After referring to transactions on a TAB account, the reasons went on:
"Without affirmative evidence to the contrary from [the appellant], the jury were entitled to infer that those deposits and withdrawals were simply one aspect of an extensive scheme of buying, selling and paying for drugs to which the appellant himself was a party".
- In the present case, it was in my opinion proper for the judge to tell the jury that they might use the absence of any contradiction of the conclusion to which the objective circumstances pointed as a fact entitling them to be more ready to draw an adverse inference than they would have been, had the appellant contradicted that conclusion. But Mrs Richards argued that, reading the summing-up as a whole, it was rather unbalanced; she seemed to suggest that the judge’s direction might have inclined the jury to treat the absence of any contradiction from the appellant as proof of guilt. It is not necessary, in my opinion, to determine whether that criticism is justified. I am of opinion that the appeal should be allowed because the learned primary judge gave emphasis to the proposition that the jury might more readily infer guilt because the appellant gave no evidence or explanation, when his Honour had assured the appellant, when inquiring whether he intended to adduce evidence that:
"If you choose not to give or call evidence, no adverse inference can be drawn against you by reason of that fact".

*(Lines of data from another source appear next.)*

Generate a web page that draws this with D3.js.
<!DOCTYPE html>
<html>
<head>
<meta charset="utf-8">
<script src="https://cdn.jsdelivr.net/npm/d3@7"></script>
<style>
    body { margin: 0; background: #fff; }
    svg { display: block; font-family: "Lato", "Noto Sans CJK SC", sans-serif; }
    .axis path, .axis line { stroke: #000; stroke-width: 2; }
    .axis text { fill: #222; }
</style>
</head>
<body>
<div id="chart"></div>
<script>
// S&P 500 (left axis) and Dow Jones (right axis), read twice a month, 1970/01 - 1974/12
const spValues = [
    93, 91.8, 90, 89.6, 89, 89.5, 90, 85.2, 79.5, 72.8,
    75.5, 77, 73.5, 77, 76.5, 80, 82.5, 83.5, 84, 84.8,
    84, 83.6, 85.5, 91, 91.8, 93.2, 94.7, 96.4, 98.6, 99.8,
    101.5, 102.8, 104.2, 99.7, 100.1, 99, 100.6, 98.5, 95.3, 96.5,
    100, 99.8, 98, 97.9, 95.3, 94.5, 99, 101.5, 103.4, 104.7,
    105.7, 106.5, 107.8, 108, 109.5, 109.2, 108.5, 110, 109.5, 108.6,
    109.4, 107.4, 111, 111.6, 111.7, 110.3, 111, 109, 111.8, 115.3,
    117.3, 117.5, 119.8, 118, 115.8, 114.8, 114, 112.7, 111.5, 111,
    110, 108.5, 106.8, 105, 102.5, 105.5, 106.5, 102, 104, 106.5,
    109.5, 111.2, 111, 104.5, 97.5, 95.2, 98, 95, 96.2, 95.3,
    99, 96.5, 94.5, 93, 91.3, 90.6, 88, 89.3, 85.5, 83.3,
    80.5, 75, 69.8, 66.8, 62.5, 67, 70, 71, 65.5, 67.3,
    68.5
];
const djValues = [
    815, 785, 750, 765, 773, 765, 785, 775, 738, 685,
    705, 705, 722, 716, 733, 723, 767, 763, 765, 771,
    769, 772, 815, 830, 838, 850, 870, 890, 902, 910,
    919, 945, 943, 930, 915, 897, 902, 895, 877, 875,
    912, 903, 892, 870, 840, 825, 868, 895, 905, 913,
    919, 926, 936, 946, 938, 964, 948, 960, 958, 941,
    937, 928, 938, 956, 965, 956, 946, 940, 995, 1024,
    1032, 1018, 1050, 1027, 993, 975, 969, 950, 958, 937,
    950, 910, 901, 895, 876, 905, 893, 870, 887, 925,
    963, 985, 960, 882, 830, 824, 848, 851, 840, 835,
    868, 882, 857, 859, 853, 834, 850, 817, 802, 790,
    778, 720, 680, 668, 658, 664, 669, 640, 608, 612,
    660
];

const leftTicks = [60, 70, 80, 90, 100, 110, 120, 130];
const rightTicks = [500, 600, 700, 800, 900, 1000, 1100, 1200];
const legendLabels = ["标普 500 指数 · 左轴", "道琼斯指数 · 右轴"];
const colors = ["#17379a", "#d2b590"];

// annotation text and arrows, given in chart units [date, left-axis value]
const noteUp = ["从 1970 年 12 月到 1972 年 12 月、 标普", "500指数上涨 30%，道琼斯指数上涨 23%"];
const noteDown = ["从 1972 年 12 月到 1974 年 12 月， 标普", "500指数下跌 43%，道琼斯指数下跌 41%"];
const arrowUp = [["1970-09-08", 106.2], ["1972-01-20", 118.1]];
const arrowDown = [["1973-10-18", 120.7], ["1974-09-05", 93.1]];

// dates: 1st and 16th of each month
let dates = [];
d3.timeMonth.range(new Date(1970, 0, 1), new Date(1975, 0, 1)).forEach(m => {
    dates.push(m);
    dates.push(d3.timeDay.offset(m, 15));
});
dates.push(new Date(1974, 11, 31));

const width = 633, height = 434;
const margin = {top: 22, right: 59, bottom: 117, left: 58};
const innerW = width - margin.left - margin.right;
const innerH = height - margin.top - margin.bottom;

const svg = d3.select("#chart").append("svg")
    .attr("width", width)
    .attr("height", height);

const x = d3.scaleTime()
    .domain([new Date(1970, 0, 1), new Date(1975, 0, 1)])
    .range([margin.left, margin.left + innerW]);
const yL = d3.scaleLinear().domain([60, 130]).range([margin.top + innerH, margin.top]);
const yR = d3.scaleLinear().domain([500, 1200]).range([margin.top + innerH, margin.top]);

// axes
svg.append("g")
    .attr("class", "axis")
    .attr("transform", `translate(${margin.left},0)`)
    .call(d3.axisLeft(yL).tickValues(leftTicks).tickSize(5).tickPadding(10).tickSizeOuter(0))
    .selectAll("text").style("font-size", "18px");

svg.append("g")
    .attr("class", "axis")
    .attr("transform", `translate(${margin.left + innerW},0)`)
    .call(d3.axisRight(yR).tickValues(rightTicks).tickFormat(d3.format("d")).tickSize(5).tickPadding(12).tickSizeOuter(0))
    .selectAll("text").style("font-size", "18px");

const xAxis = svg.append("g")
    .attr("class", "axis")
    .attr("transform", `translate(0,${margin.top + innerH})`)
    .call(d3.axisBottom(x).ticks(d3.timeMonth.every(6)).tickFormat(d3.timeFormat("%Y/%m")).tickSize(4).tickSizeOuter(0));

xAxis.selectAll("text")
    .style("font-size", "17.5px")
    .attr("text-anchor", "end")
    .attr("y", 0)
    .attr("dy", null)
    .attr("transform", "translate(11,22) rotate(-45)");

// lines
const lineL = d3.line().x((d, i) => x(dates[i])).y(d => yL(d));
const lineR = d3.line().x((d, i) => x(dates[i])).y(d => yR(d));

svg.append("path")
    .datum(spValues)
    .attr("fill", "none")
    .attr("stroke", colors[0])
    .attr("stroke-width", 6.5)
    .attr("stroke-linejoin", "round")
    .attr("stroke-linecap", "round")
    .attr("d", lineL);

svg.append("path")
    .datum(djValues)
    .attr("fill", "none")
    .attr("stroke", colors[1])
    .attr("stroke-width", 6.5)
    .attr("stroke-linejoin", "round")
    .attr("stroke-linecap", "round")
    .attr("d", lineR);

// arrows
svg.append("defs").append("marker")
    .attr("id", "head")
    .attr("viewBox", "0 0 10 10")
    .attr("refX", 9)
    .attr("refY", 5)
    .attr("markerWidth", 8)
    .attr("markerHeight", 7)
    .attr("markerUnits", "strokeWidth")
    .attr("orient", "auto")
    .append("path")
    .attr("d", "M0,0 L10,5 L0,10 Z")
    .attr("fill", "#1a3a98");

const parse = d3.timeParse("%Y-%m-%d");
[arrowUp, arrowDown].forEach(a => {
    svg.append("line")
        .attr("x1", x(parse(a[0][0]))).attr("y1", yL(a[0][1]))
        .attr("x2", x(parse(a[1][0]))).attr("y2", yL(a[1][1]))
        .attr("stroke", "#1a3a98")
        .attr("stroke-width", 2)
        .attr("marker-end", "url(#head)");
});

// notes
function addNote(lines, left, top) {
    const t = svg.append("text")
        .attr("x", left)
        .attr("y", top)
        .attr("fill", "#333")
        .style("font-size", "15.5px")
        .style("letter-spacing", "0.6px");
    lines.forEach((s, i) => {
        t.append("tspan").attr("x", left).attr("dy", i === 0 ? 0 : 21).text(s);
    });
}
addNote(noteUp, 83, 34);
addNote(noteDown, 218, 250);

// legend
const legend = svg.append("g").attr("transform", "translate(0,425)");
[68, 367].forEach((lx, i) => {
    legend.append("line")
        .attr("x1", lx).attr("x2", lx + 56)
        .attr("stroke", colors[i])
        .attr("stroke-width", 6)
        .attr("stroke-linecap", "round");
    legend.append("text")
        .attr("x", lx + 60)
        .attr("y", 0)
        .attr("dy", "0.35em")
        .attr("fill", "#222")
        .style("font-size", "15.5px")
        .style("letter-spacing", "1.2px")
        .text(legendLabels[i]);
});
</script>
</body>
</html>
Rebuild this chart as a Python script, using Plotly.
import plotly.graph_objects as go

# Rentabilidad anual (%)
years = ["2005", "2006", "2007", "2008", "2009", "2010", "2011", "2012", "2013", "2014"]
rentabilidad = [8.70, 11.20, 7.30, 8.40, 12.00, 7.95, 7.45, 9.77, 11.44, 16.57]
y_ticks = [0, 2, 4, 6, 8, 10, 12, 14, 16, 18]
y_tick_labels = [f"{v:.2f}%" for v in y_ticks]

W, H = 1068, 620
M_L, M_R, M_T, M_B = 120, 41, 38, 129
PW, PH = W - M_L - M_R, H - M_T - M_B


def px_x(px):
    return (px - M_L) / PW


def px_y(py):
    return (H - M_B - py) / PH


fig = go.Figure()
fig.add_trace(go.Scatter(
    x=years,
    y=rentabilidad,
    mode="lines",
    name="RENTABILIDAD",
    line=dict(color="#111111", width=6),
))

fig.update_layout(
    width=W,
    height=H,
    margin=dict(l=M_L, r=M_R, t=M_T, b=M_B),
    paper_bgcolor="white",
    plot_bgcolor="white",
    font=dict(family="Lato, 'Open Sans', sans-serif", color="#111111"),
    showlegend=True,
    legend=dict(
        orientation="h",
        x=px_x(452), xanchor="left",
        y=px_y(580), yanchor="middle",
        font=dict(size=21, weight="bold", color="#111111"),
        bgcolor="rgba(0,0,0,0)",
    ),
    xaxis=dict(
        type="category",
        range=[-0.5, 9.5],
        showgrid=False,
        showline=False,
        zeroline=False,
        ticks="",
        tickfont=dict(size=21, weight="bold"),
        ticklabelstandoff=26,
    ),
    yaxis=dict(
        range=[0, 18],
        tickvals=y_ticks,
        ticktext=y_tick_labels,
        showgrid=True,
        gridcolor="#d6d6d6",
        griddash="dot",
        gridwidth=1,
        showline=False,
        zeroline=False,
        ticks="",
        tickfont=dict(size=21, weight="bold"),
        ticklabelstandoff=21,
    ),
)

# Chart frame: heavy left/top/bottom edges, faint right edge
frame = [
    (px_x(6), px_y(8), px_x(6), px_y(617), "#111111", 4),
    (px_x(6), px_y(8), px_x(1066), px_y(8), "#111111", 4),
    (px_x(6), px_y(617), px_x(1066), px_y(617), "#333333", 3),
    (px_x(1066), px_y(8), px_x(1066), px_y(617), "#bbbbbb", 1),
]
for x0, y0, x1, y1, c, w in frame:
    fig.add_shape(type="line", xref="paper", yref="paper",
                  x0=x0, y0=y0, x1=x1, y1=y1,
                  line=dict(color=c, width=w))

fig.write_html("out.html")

- Where a Weissensteiner direction is in prospect, such an assurance cannot be given. It is true that there is a difference between being more ready to draw an inference by reason of a circumstance on the one hand, and simply drawing it by reason of a circumstance. But that is too fine a distinction to justify the assurance his Honour gave.
- I would allow the appeal, set aside the conviction and make no order for a new trial.